The statistics concerning the volume of plastic debris on land and in the oceans are so astronomical that most people cannot truly comprehend them. This is especially true when one considers that every piece of plastic made and not recycled still exists. That simple statement takes weeks to really sink in.

The agony caused by just one piece of plastic thrown into the sea is devastating.

This turtle writhes in pain as a drinking straw is pulled from its nose. Sadly, this is all too common. As the Social Director of  Sailors for the Seas  points out, “Straws may be small, but they are wreaking havoc on our oceans and proving to be deadly to marine life.”

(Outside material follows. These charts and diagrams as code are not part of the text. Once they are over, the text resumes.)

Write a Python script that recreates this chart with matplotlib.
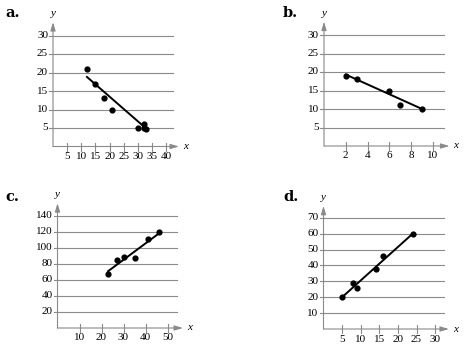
import numpy as np
import matplotlib.pyplot as plt

plt.rcParams['font.family'] = ['Liberation Serif', 'DejaVu Serif']

# panel a
a_x = [12, 15, 18, 21, 30, 32, 32, 33]
a_y = [21, 17, 13, 10, 5, 6, 5, 4.6]
a_line_x = [12, 33]
a_line_y = [18.8, 4.8]
a_xticks = [5, 10, 15, 20, 25, 30, 35, 40]
a_yticks = [5, 10, 15, 20, 25, 30]

# panel b
b_x = [2, 3, 6, 7, 9]
b_y = [19, 18, 15, 11, 10]
b_line_x = [2, 9]
b_line_y = [19.3, 10]
b_xticks = [2, 4, 6, 8, 10]
b_yticks = [5, 10, 15, 20, 25, 30]

# panel c
c_x = [23, 27, 30, 35, 41, 46]
c_y = [67, 85, 89, 87, 111, 120]
c_line_x = [23, 46]
c_line_y = [71, 118]
c_xticks = [10, 20, 30, 40, 50]
c_yticks = [20, 40, 60, 80, 100, 120, 140]

# panel d
d_x = [5, 8, 9, 14, 16, 24]
d_y = [20, 29, 26, 38, 46, 60]
d_line_x = [5, 24]
d_line_y = [20, 60]
d_xticks = [5, 10, 15, 20, 25, 30]
d_yticks = [10, 20, 30, 40, 50, 60, 70]

W, H = 466, 355
fig = plt.figure(figsize=(W / 100, H / 100), dpi=100)
GRAY = '#8a8a8a'


def panel(letter, lpos, ox, oy, sx, sy, xmax, ymax, grid_end, xarrow, yarrow,
          xs, ys, lx, ly, xticks, yticks):
    # axes placed so that data -> pixel mapping matches the reference
    x0 = -6 / sx
    y0 = -6 / sy
    left = (ox + x0 * sx) / W
    bottom = (H - oy + y0 * sy) / H
    width = (xmax - x0) * sx / W
    height = (ymax - y0) * sy / H
    ax = fig.add_axes([left, bottom, width, height])
    ax.set_xlim(x0, xmax)
    ax.set_ylim(y0, ymax)
    ax.axis('off')

    tx = 4 / sx
    ty = 4 / sy
    for yv in yticks:
        ax.plot([0, grid_end], [yv, yv], color=GRAY, lw=0.8, clip_on=False)
        ax.plot([-tx, 0], [yv, yv], color=GRAY, lw=0.8, clip_on=False)
        ax.text(-tx - 1 / sx, yv, str(yv), ha='right', va='center', fontsize=8)
    for xv in xticks:
        ax.plot([xv, xv], [-ty, ty], color=GRAY, lw=0.8, clip_on=False)
        ax.text(xv, -ty - 1.5 / sy, str(xv), ha='center', va='top', fontsize=8)

    ax.annotate('', xy=(xarrow, 0), xytext=(0, 0),
                arrowprops=dict(arrowstyle='-|>,head_length=0.5,head_width=0.15',
                                color=GRAY, lw=0.8, shrinkA=0, shrinkB=0))
    ax.annotate('', xy=(0, yarrow), xytext=(0, 0),
                arrowprops=dict(arrowstyle='-|>,head_length=0.5,head_width=0.15',
                                color=GRAY, lw=0.8, shrinkA=0, shrinkB=0))
    ax.text(xarrow + 4 / sx, 0, 'x', style='italic', ha='left', va='center', fontsize=8)
    ax.text(0, yarrow + 4 / sy, 'y', style='italic', ha='center', va='bottom', fontsize=8)

    ax.plot(lx, ly, color='black', lw=1.4, clip_on=False)
    ax.scatter(xs, ys, s=12, color='black', zorder=3, clip_on=False)

    fig.text(lpos[0] / W, 1 - lpos[1] / H, letter, fontsize=10.5, fontweight='bold',
             ha='left', va='center', family=['DejaVu Serif'])


panel('a.', (5, 13), 53, 146.5, 2.83, 3.7, 46, 37, 42.5, 44.5, 33.6,
      a_x, a_y, a_line_x, a_line_y, a_xticks, a_yticks)
panel('b.', (283, 13), 324, 146, 10.9, 3.7, 12.5, 37, 11.0, 11.5, 33.6,
      b_x, b_y, b_line_x, b_line_y, b_xticks, b_yticks)
panel('c.', (5, 197), 57.5, 328, 2.2, 0.8, 61, 170, 54.3, 57, 156,
      c_x, c_y, c_line_x, c_line_y, c_xticks, c_yticks)
panel('d.', (283, 197), 323.5, 329, 3.72, 1.59, 36, 86, 32.4, 33.7, 77.4,
      d_x, d_y, d_line_x, d_line_y, d_xticks, d_yticks)

fig.savefig('out.png', dpi=100)
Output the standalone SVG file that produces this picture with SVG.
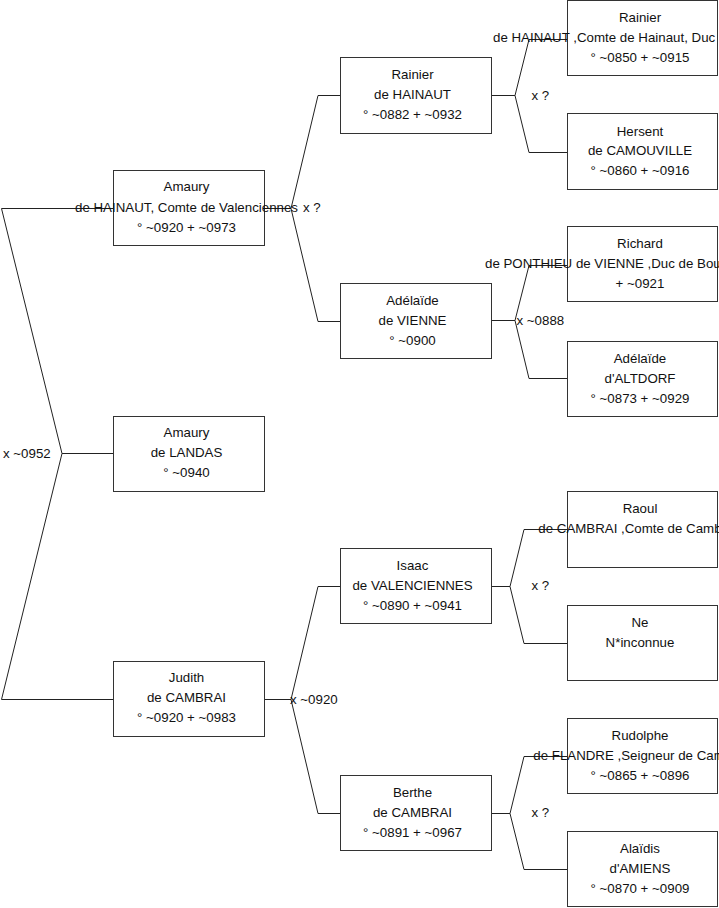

We don’t need more laws, we need a change in our approach and attitudes towards plastics.  Here are the New Rules:

  1. Convenience is no longer a justification to ruin the environment.
  2. Manufacturers – If a company manufactures a product packaged with plastics, that company’s responsibility shouldn’t end with a purchase. If anything, companies should be more responsible than ever to find newer, better ways to reduce plastic in the packaging of products entering the supply chain.
  3. Consumers – It’s time for consumers to take responsibility and become part of the solution. Consider most plastic bags are used for less that 30 minutes and take hundreds of years to disappear. Do you really need a plastic bag for an item you can easily carry out of the store?
  4. Retailers – Stop offering plastic bags with little ‘rhyme or reason’ … train your baggers and checkers to ASK if a plastic bag is wanted or needed.
  5. Greenwashing – Offering reusable bags and sticking them in a corner where customers can’t see them is a form of greenwashing. It isn’t enough for retailers, convenience stores, and grocers to offer the reusable bags without a concerted effort to get consumers to use them.